If you haven’t heard yet, Google is moving into the car business. In fact, their new tool Google Cars (which was clearly named by the engineering department) has already been tested in San Francisco and according to Automotive News is close to a statewide rollout in California.
For established online classified sites such as Autotrader.com, Cars.com, Edmunds.com, or KBB.com, Google Cars could prove to be a serious headache. I would not have wanted to work at Yelp.com the day Google announced third-party reviews would no longer be shown in their review lists…What I’m more interested in, however, is how it will effect dealerships themselves.
Google Cars is still in beta, and only time will tell whether or not it will benefit car dealers. But you can already check it out for yourself by visiting www.google.com/cars. Obviously, unless you’re in the Bay Area, there won’t be any vehicles in your area, but you will be able to check out the service and see how it works.

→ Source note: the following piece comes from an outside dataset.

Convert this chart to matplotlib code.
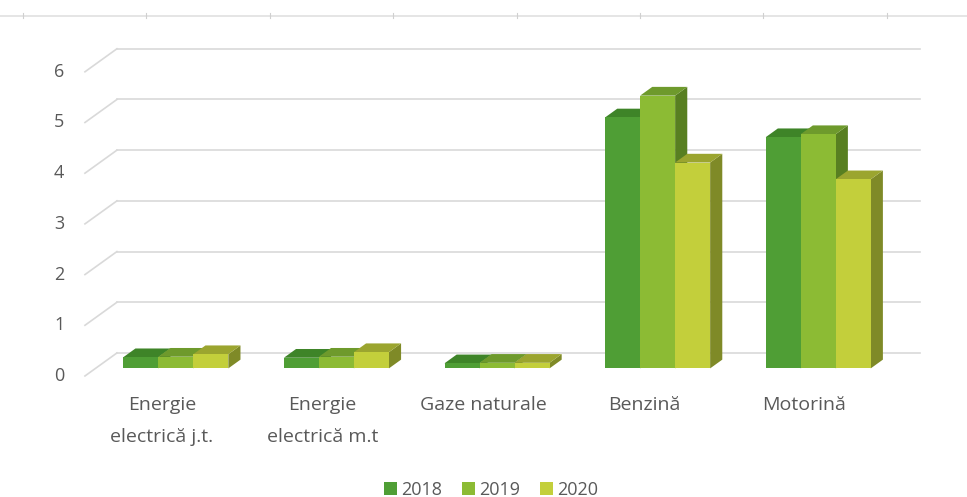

There is nothing very groundbreaking about Google Cars. Consumers can go to their site and choose the vehicle make, model, and year they’re interested in, as well as other characteristics like color, body style, and trim level. Then Google returns a list of available vehicles—we’ve seen this show before. What is different about Google Cars from most of the other online classified providers is that it allows consumers to create anonymous email addresses and phone numbers to contact the dealership. These email addresses and phone numbers will only work for a limited time, severely limiting the amount of useful information dealers receive about a lead, which makes collecting contact information from leads more important than ever.
Other classified sites, such as Craigslist, have offered this kind of anonymity before, but this is the first time it has been combined with easily sortable search results—and if there’s one thing Google does well, it’s search results! It remains to be seen whether consumers will embrace the anonymity Google Cars will provide, but with all the talk of privacy in the ether, it’s a good bet they will.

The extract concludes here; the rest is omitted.